Let X = {1,2,3,4,5,6} and let f: X → X and g: X → X be defined by
f(x) = (2x+1) (mod 6)
g(x) = (3x-1) (mod 6)
Find f o g(x): X → X and g o f(x): X → X as subsets of X x X (X cross X).
Here, in this question, how are the given functions pronounced and are they related to modular congruency?
And what does it mean to find the composition in terms of subsets, is the answer itself a set listing notation?
"f o g", or "(f o g)(x)" is properly read as "f composed with g", but is often shortened in practice to something like "f of g", or "f circle g". See
Wikipedia:
The notation g ∘ f is read as "g circle f ", "g round f ", "g about f ", "g composed with f ", "g after f ", "g following f ", "g of f", or "g on f ".
I think I've also heard "f ring g".
Properly speaking, the problem should say "g o f: X → X", not "g o f(x): X → X". The variable x does not belong there. But it is common to bend the notation.

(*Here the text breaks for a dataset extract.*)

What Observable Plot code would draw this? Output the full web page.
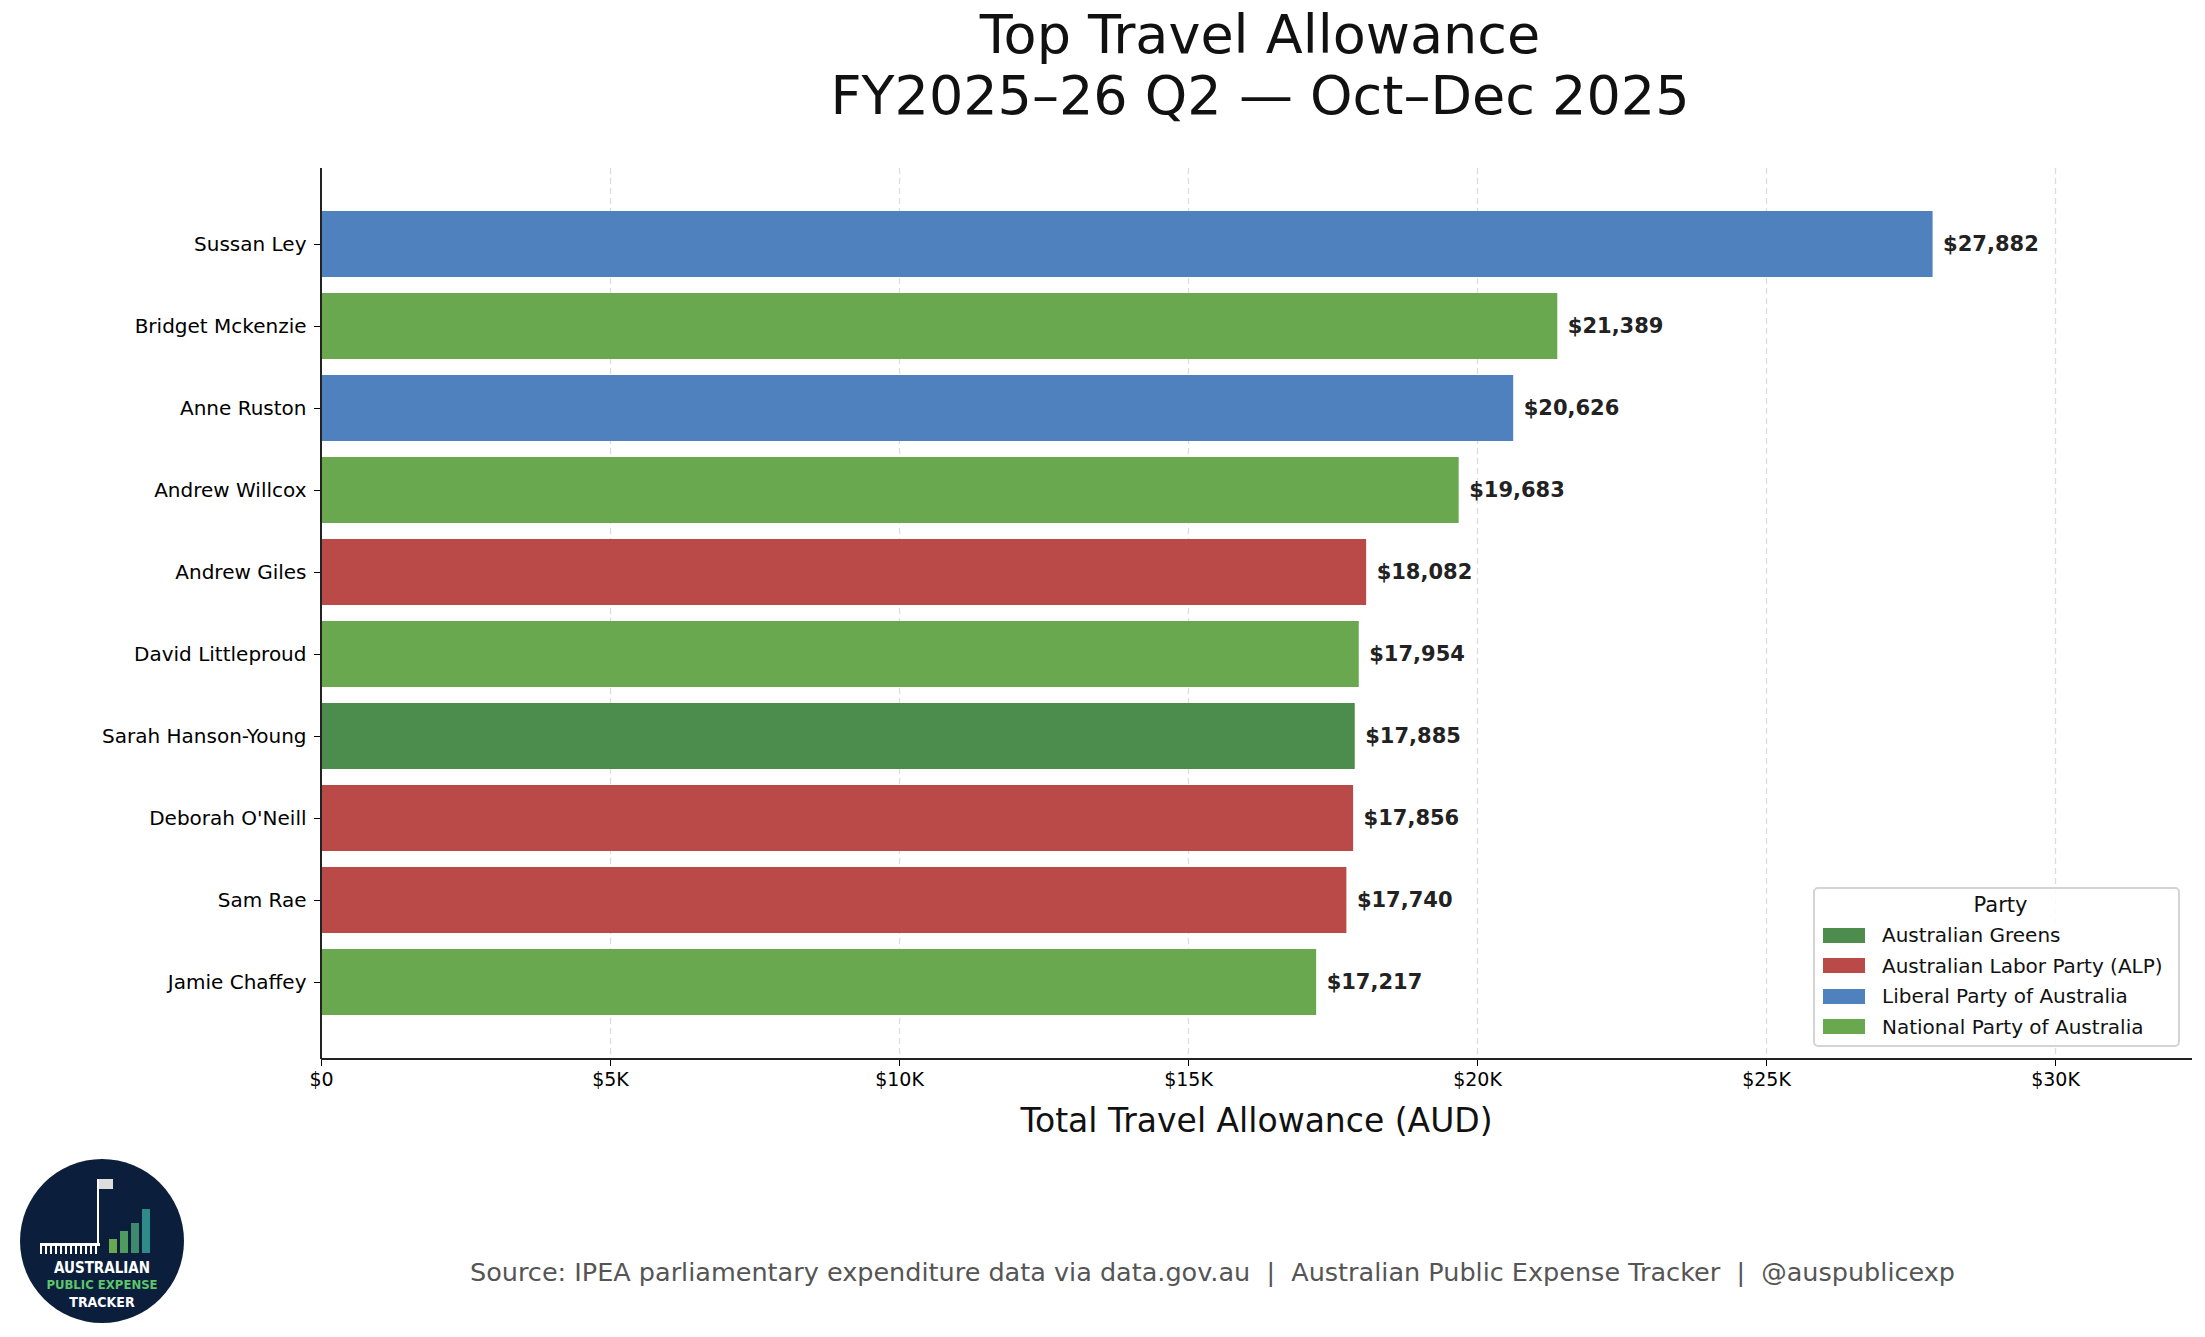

The notation used in your problem, "f(x) = (2x+1) (mod 6)", is a little non-standard; evidently what is meant to say is that you calculate 2x + 1, and then use the number in set X that is congruent to that, modulo 6. I was going to say take the remainder on division by 6, but that could be 0 and can't be 6! If the equal sign is really a congruence sign, then this would be more standard.
Expressing the answer in terms of subsets of X x X means reverting to the definition of a function as a set of ordered pairs. For example, the function f(x) = 7 - x on your set X would be written as {(1,6), (2,5), (3,4), (4,3), (5,2), (6,1)}.